Até como o próprio Thor, um personagem que já vem a interpretar há mais de 10 anos, Hemsworth conseguiu recentemente oferecer toda uma outra dimensão complexa a um superherói outrora pouco interessante. Dito isto, a prestação do australiano em Spiderhead é, possivelmente, uma das melhores da sua carreira. Demonstrando uma versatilidade tremenda, Hemsworth interpreta Steve Abnesti, homem responsável pela “prisão” em que se encontram criminosos privilegiados com a oportunidade de reduzir o tempo da sua sentença voluntariando-se para testar várias drogas experimentais. Estas alteram e influenciam de forma drástica e incrivelmente impactante as emoções e vontades de quem as tomar.
É aqui que Spiderhead não consegue elevar a sua premissa inteligente e cativante. Com tantas drogas criativas e tematicamente ricas merecedoras de maior exploração, o segundo ato foca-se apenas numa algo simples, tornando-se algo repetitivo e estruturalmente previsível, ultimamente provocando a perda do momentum fascinante da primeira meia hora. Consequentemente ou não, o foreshadowing bastante claro de uma nova droga muito interessante acaba por, infelizmente, se perder pelo caminho. Em adição a estes pontos, um twist/revelação no terceiro ato não é tão surpreendente quanto o filme tenta transparecer e ainda levanta algumas questões lógicas sobre a narrativa.
Apesar de momentos expectáveis, tanto os flashbacks como os diálogos reveladores sobre os crimes cometidos por Jeff (Teller) e Lizzy (Smollett) guardam um impacto emocional forte que, sem dúvida, apanharão muitos espetadores desprevenidos. Um problema parcial é que a aprofundação da relação destas personagens acaba por ofuscar a eventual história de Abnesti que, em comparação, acaba por parecer acidentalmente algo fútil, para além de receber uma execução técnica menos dramática. Spiderhead aborda o tema “podem emoções humanas ser fabricadas?” e passa a mensagem de que sentimentos falsos e forçados não duram para sempre, mas tal como a história geral, deixa muito caminho por explorar.
Ainda assim, Kosinski consegue entregar uma obra com níveis de entretenimento suficientes para agradar à maioria dos espetadores. O realizador e Claudio Miranda (diretor de fotografia) continuam a trabalhar juntos e tornaram-se num daqueles combos técnicos que inevitavelmente gerará um filme visualmente apelativo. São vários os planos deslumbrantes numa obra centrada numa só localização, o que ajuda a criar uma atmosfera de isolamento gradualmente mais tensa. Joseph Trapanese adiciona uma seleção de músicas animadoras com mensagens entrelinhas e um timing de louvar. Tecnicamente, Spiderhead até surpreende…

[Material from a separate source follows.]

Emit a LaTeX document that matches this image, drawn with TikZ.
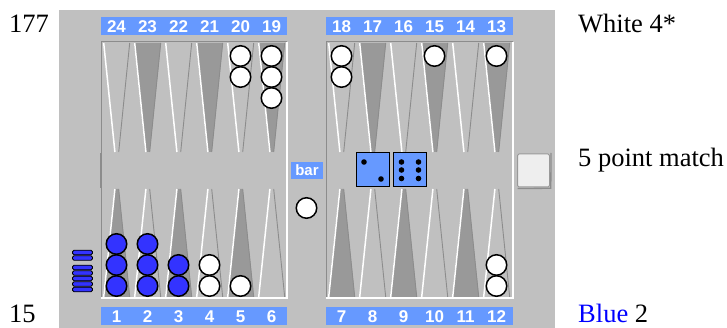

Spiderhead contém uma premissa sci-fi de alto-conceito fascinante, mas mesmo com um elenco extraordinário, fica aquém do seu potencial narrativo. Chris Hemsworth prova novamente que é um dos atores mais subvalorizados atualmente, ao passo que Miles Teller e Jurnee Smollett partilham excelente química.
Tecnicamente, Joseph Kosinski e a sua equipa conseguem criar uma atmosfera tensa numa só localização e pormenores visuais surpreendentes. No entanto, a narrativa vai perdendo energia e foco a partir do segundo ato, deixando vários caminhos criativos e genuinamente cativantes por explorar, ultimamente escolhendo a opção mais segura e genérica. Revelações e twists algo inconsistentes, mas inegavelmente impactantes.
Recomendo e guardo imensa curiosidade sobre a eventual reação do público geral. Spiderhead fica disponível esta sexta-feira, dia 17 de junho, na Netflix.